The Most Common Failure Mode
The most common reason VA arrangements break down is not skill — it is the founder disappearing. A VA without regular direction, feedback, or access to the person they work for will default to safe, low-stakes work and avoid making decisions. This creates a frustrating loop: the founder feels the VA is not doing enough, and the VA feels they cannot do more without clearer guidance. The five habits above break that loop before it starts. They are not difficult to maintain. The biggest barrier is building the routine in the first two weeks before other priorities crowd it out. Research on task-switching shows that each context transition carries a recovery cost of 15–23 minutes — meaning a founder who resolves four VA questions throughout the day loses 60–92 minutes to transition overhead alone. The daily priority message and single source of task truth are specifically designed to compress those interruptions into one intentional touchpoint rather than four disruptive ones.

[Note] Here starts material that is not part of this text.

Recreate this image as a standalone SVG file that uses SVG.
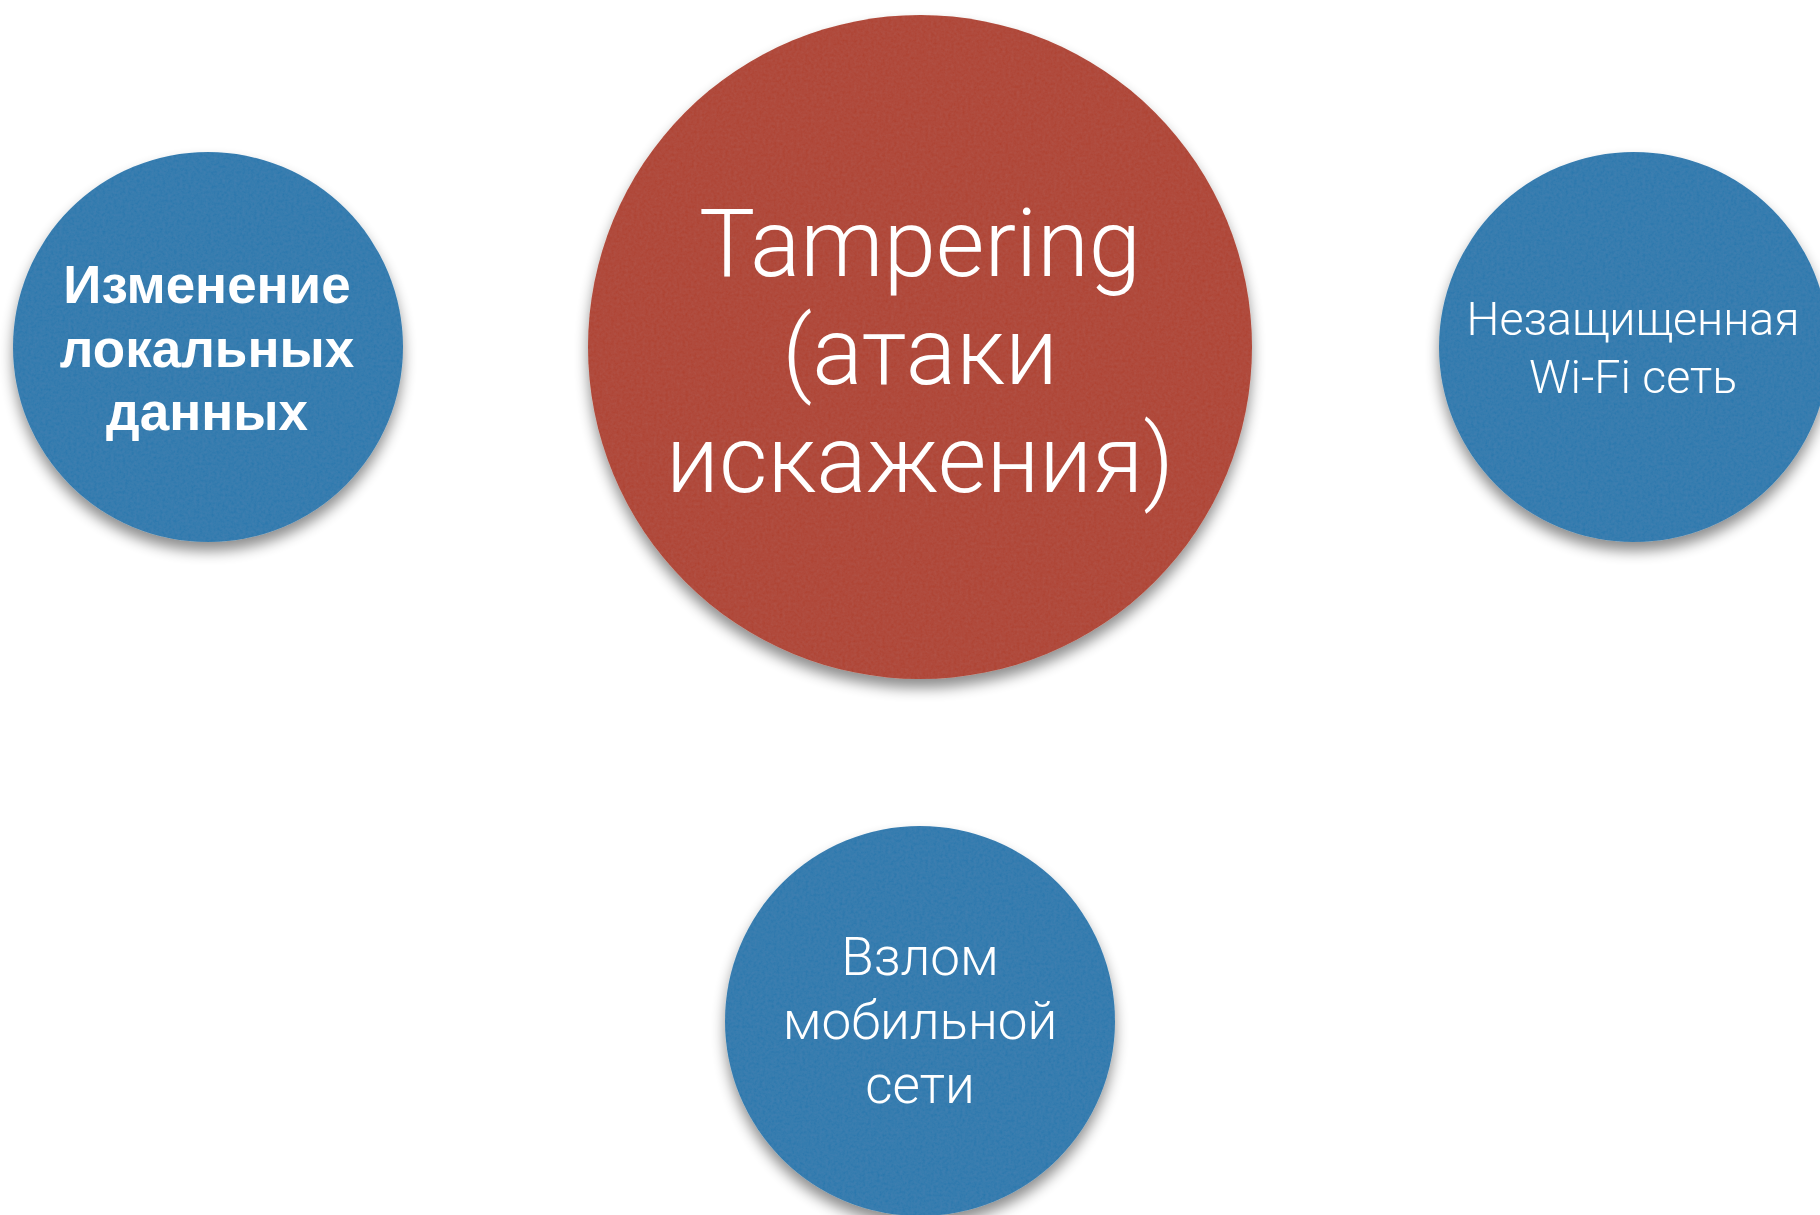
<svg xmlns="http://www.w3.org/2000/svg" width="1820" height="1215" viewBox="0 0 1820 1215">
<defs>
<filter id="shadow" x="-20%" y="-20%" width="140%" height="150%">
<feGaussianBlur in="SourceAlpha" stdDeviation="7"/>
<feOffset dx="0" dy="9" result="b"/>
<feComponentTransfer><feFuncA type="linear" slope="0.45"/></feComponentTransfer>
<feMerge><feMergeNode/><feMergeNode in="SourceGraphic"/></feMerge>
</filter>
<filter id="paper" x="0" y="0" width="100%" height="100%">
<feTurbulence type="fractalNoise" baseFrequency="0.35" numOctaves="2" seed="4" result="n"/>
<feColorMatrix in="n" type="matrix" values="0 0 0 0 1  0 0 0 0 1  0 0 0 0 1  0 0 0 0.035 0" result="w"/>
<feComposite in="w" in2="SourceGraphic" operator="in" result="t"/>
<feMerge><feMergeNode in="SourceGraphic"/><feMergeNode in="t"/></feMerge>
</filter>
</defs>
<style>
.blue{fill:#2b78ad;}
.red{fill:#ae4230;}
.light{font-family:Roboto,"Liberation Sans",sans-serif;font-weight:300;fill:#ffffff;text-anchor:middle;}
.bold{font-family:"Liberation Sans",Arial,sans-serif;font-weight:bold;fill:#ffffff;text-anchor:middle;}
</style>
<rect width="1820" height="1215" fill="#ffffff"/>
<g id="connectors"></g>
<g id="node-local" filter="url(#shadow)">
<circle class="blue" cx="208" cy="347" r="195" filter="url(#paper)"/>
<text class="bold" font-size="53"><tspan x="207" y="303">Изменение</tspan><tspan x="207" y="367">локальных</tspan><tspan x="207" y="430">данных</tspan></text>
</g>
<g id="node-tampering" filter="url(#shadow)">
<circle class="red" cx="920" cy="347" r="332" filter="url(#paper)"/>
<text class="light" font-size="94"><tspan x="920" y="276">Tampering</tspan><tspan x="920" y="384">(атаки</tspan><tspan x="920" y="492">искажения)</tspan></text>
</g>
<g id="node-wifi" filter="url(#shadow)">
<circle class="blue" cx="1634" cy="347" r="195" filter="url(#paper)"/>
<text class="light" font-size="46.5"><tspan x="1633" y="335">Незащищенная</tspan><tspan x="1633" y="393">Wi-Fi сеть</tspan></text>
</g>
<g id="node-mobile" filter="url(#shadow)">
<circle class="blue" cx="920" cy="1021" r="195" filter="url(#paper)"/>
<text class="light" font-size="53"><tspan x="920" y="975">Взлом</tspan><tspan x="920" y="1039">мобильной</tspan><tspan x="920" y="1103">сети</tspan></text>
</g>
</svg>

Frequently Asked Questions About Managing a Remote VA
How much time does managing a VA actually take? Once the system is established — daily priority message, shared task board, weekly feedback cycle — effective VA management takes 15–30 minutes per day. The founders who report spending more than that have typically not set up the shared task board or brief library, meaning they are managing reactively rather than proactively. Which tools work best for remote VA management? Slack or Microsoft Teams for daily communication, Asana or ClickUp for task tracking, Notion or Google Drive for brief and SOP storage, and Zoom for weekly check-ins. Loom is particularly useful for recording task walkthroughs that the VA can revisit without scheduling a call. The specific tools matter less than the consistency of using them. What is the right frequency for feedback? Weekly for the first month — a 5-minute written summary of three things done well and one specific improvement point. This creates a development record and signals investment in the relationship, which significantly improves retention. After the first month, move to bi-weekly or monthly feedback once quality is consistent. What if my VA asks too many questions? Persistent clarifying questions usually signal one of two things: the initial brief was incomplete, or the VA is in an unfamiliar task category. Add the answer to each question to a shared FAQ document rather than just replying in the chat. Within 3–4 weeks, the question volume drops significantly as the shared reference library fills in the gaps.